* REQUIREMENTS:
For the copy, please give all of the data again exactly and leave the pictures out.

----------------

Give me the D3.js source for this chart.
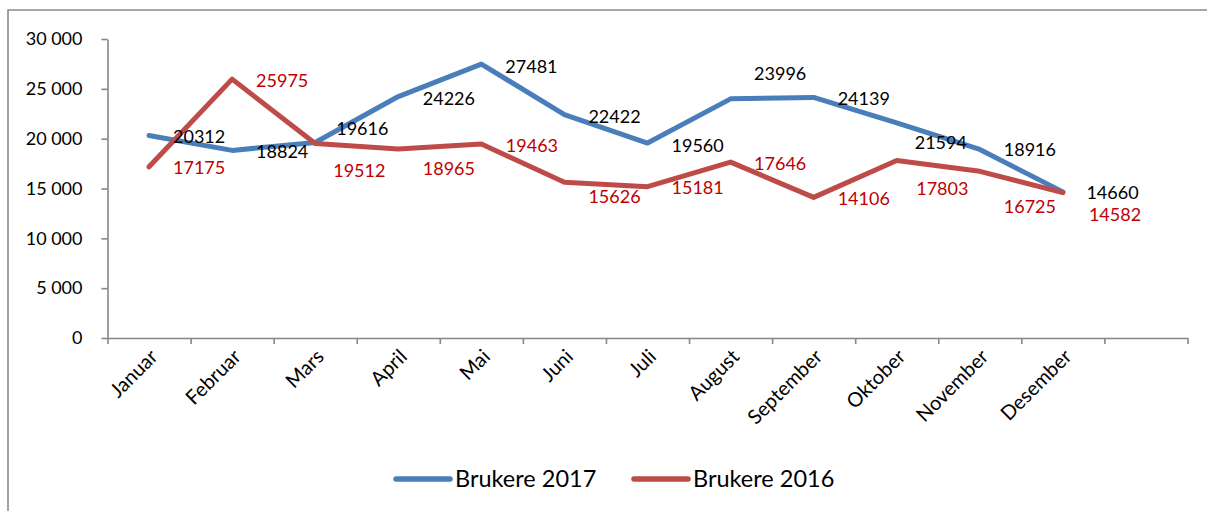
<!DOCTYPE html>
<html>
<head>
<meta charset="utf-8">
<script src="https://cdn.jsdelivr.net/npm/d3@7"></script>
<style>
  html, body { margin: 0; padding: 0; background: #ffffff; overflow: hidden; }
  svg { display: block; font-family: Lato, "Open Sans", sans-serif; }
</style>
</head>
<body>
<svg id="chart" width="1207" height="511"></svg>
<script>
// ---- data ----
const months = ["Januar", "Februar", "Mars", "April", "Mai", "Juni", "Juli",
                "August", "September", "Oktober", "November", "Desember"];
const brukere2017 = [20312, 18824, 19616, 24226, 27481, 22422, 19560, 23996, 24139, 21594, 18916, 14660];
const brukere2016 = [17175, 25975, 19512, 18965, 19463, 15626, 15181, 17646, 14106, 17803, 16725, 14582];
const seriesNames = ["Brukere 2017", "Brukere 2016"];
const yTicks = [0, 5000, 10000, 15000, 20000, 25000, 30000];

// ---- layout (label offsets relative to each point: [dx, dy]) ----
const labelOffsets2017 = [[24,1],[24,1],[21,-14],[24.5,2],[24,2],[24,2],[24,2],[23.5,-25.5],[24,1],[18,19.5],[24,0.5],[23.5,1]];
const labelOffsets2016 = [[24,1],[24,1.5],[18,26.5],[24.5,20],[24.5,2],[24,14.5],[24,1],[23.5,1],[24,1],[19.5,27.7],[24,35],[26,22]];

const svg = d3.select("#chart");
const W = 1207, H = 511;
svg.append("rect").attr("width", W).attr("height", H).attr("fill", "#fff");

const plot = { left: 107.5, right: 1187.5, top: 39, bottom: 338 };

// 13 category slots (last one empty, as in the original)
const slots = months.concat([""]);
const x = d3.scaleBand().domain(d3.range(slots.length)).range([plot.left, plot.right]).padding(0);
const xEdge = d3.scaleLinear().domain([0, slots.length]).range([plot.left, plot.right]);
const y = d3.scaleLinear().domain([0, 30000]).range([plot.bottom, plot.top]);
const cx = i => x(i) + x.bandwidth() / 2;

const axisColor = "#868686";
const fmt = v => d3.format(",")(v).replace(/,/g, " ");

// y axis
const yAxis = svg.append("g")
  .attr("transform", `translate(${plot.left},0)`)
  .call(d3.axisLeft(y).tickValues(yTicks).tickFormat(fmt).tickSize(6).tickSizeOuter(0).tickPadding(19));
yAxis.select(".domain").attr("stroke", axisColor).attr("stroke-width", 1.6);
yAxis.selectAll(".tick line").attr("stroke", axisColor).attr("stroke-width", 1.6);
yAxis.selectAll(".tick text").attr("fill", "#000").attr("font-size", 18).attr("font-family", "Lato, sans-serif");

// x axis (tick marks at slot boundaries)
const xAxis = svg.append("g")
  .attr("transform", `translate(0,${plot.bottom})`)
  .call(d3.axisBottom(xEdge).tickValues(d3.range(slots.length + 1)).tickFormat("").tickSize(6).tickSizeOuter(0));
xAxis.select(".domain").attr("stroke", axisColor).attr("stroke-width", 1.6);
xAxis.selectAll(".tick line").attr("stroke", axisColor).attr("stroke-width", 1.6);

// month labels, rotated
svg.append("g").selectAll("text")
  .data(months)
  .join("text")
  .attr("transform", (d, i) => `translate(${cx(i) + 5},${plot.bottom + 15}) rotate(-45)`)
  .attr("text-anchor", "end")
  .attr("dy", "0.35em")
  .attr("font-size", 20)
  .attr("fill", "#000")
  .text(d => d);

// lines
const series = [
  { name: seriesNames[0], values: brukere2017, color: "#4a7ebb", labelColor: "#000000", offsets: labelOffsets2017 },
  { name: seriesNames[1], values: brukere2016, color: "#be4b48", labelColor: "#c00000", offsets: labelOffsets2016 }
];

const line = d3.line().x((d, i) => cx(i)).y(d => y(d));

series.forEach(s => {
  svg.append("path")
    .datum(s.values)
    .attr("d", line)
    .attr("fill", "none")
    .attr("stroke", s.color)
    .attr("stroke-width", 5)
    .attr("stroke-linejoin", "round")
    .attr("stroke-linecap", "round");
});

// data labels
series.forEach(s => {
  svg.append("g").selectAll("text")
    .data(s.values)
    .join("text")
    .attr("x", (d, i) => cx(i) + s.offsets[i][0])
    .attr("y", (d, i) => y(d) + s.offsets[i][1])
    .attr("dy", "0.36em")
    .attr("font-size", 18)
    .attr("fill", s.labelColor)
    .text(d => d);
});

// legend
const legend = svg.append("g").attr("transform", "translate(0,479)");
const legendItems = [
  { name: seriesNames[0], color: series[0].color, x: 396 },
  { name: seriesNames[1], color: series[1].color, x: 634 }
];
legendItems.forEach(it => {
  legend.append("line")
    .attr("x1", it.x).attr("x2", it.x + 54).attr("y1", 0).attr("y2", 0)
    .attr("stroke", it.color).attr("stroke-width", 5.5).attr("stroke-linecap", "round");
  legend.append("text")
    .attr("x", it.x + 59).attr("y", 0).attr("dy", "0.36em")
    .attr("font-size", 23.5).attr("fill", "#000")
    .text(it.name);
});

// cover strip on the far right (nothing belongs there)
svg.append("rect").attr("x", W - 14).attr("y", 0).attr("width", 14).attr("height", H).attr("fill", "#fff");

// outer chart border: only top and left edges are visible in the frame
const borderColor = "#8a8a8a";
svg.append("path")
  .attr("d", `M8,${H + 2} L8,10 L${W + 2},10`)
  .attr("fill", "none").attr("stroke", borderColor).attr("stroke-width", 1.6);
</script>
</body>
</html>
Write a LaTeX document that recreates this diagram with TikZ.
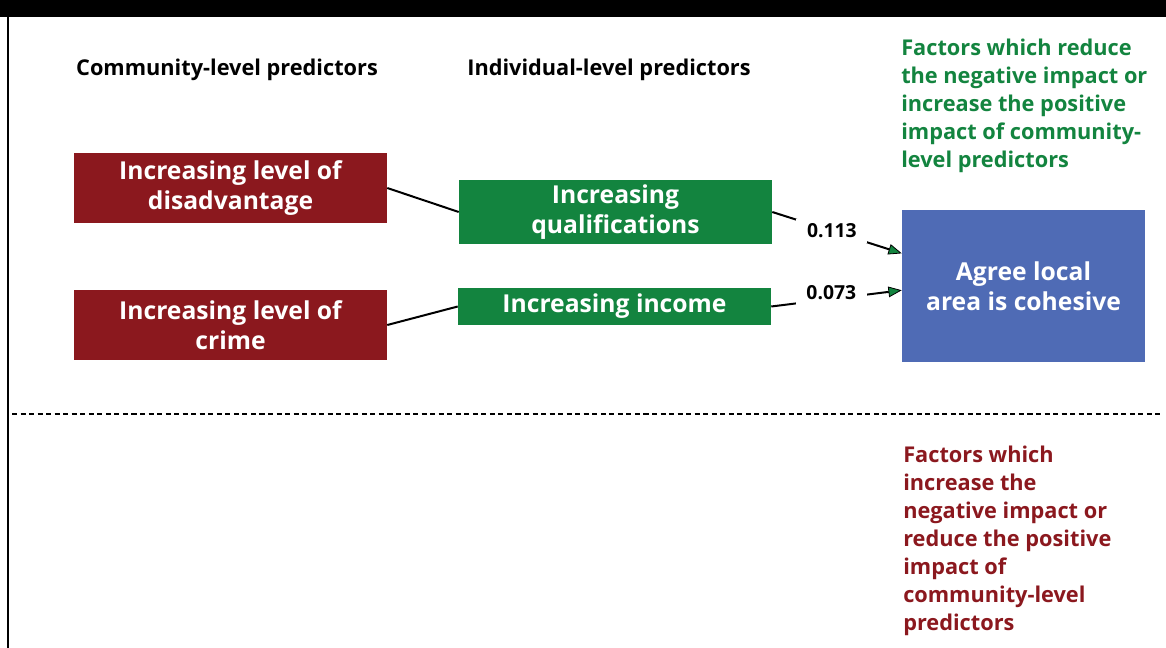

----------------

* FINAL RESULT:
Give me the D3.js source for this chart.
<!DOCTYPE html>
<html>
<head>
<meta charset="utf-8">
<script src="https://cdn.jsdelivr.net/npm/d3@7"></script>
<style>
  html, body { margin: 0; padding: 0; background: #ffffff; overflow: hidden; }
  svg { display: block; font-family: Lato, "Open Sans", sans-serif; }
</style>
</head>
<body>
<svg id="chart" width="1207" height="511"></svg>
<script>
// ---- data ----
const months = ["Januar", "Februar", "Mars", "April", "Mai", "Juni", "Juli",
                "August", "September", "Oktober", "November", "Desember"];
const brukere2017 = [20312, 18824, 19616, 24226, 27481, 22422, 19560, 23996, 24139, 21594, 18916, 14660];
const brukere2016 = [17175, 25975, 19512, 18965, 19463, 15626, 15181, 17646, 14106, 17803, 16725, 14582];
const seriesNames = ["Brukere 2017", "Brukere 2016"];
const yTicks = [0, 5000, 10000, 15000, 20000, 25000, 30000];

// ---- layout (label offsets relative to each point: [dx, dy]) ----
const labelOffsets2017 = [[24,1],[24,1],[21,-14],[24.5,2],[24,2],[24,2],[24,2],[23.5,-25.5],[24,1],[18,19.5],[24,0.5],[23.5,1]];
const labelOffsets2016 = [[24,1],[24,1.5],[18,26.5],[24.5,20],[24.5,2],[24,14.5],[24,1],[23.5,1],[24,1],[19.5,27.7],[24,35],[26,22]];

const svg = d3.select("#chart");
const W = 1207, H = 511;
svg.append("rect").attr("width", W).attr("height", H).attr("fill", "#fff");

const plot = { left: 107.5, right: 1187.5, top: 39, bottom: 338 };

// 13 category slots (last one empty, as in the original)
const slots = months.concat([""]);
const x = d3.scaleBand().domain(d3.range(slots.length)).range([plot.left, plot.right]).padding(0);
const xEdge = d3.scaleLinear().domain([0, slots.length]).range([plot.left, plot.right]);
const y = d3.scaleLinear().domain([0, 30000]).range([plot.bottom, plot.top]);
const cx = i => x(i) + x.bandwidth() / 2;

const axisColor = "#868686";
const fmt = v => d3.format(",")(v).replace(/,/g, " ");

// y axis
const yAxis = svg.append("g")
  .attr("transform", `translate(${plot.left},0)`)
  .call(d3.axisLeft(y).tickValues(yTicks).tickFormat(fmt).tickSize(6).tickSizeOuter(0).tickPadding(19));
yAxis.select(".domain").attr("stroke", axisColor).attr("stroke-width", 1.6);
yAxis.selectAll(".tick line").attr("stroke", axisColor).attr("stroke-width", 1.6);
yAxis.selectAll(".tick text").attr("fill", "#000").attr("font-size", 18).attr("font-family", "Lato, sans-serif");

// x axis (tick marks at slot boundaries)
const xAxis = svg.append("g")
  .attr("transform", `translate(0,${plot.bottom})`)
  .call(d3.axisBottom(xEdge).tickValues(d3.range(slots.length + 1)).tickFormat("").tickSize(6).tickSizeOuter(0));
xAxis.select(".domain").attr("stroke", axisColor).attr("stroke-width", 1.6);
xAxis.selectAll(".tick line").attr("stroke", axisColor).attr("stroke-width", 1.6);

// month labels, rotated
svg.append("g").selectAll("text")
  .data(months)
  .join("text")
  .attr("transform", (d, i) => `translate(${cx(i) + 5},${plot.bottom + 15}) rotate(-45)`)
  .attr("text-anchor", "end")
  .attr("dy", "0.35em")
  .attr("font-size", 20)
  .attr("fill", "#000")
  .text(d => d);

// lines
const series = [
  { name: seriesNames[0], values: brukere2017, color: "#4a7ebb", labelColor: "#000000", offsets: labelOffsets2017 },
  { name: seriesNames[1], values: brukere2016, color: "#be4b48", labelColor: "#c00000", offsets: labelOffsets2016 }
];

const line = d3.line().x((d, i) => cx(i)).y(d => y(d));

series.forEach(s => {
  svg.append("path")
    .datum(s.values)
    .attr("d", line)
    .attr("fill", "none")
    .attr("stroke", s.color)
    .attr("stroke-width", 5)
    .attr("stroke-linejoin", "round")
    .attr("stroke-linecap", "round");
});

// data labels
series.forEach(s => {
  svg.append("g").selectAll("text")
    .data(s.values)
    .join("text")
    .attr("x", (d, i) => cx(i) + s.offsets[i][0])
    .attr("y", (d, i) => y(d) + s.offsets[i][1])
    .attr("dy", "0.36em")
    .attr("font-size", 18)
    .attr("fill", s.labelColor)
    .text(d => d);
});

// legend
const legend = svg.append("g").attr("transform", "translate(0,479)");
const legendItems = [
  { name: seriesNames[0], color: series[0].color, x: 396 },
  { name: seriesNames[1], color: series[1].color, x: 634 }
];
legendItems.forEach(it => {
  legend.append("line")
    .attr("x1", it.x).attr("x2", it.x + 54).attr("y1", 0).attr("y2", 0)
    .attr("stroke", it.color).attr("stroke-width", 5.5).attr("stroke-linecap", "round");
  legend.append("text")
    .attr("x", it.x + 59).attr("y", 0).attr("dy", "0.36em")
    .attr("font-size", 23.5).attr("fill", "#000")
    .text(it.name);
});

// cover strip on the far right (nothing belongs there)
svg.append("rect").attr("x", W - 14).attr("y", 0).attr("width", 14).attr("height", H).attr("fill", "#fff");

// outer chart border: only top and left edges are visible in the frame
const borderColor = "#8a8a8a";
svg.append("path")
  .attr("d", `M8,${H + 2} L8,10 L${W + 2},10`)
  .attr("fill", "none").attr("stroke", borderColor).attr("stroke-width", 1.6);
</script>
</body>
</html>
Write a LaTeX document that recreates this diagram with TikZ.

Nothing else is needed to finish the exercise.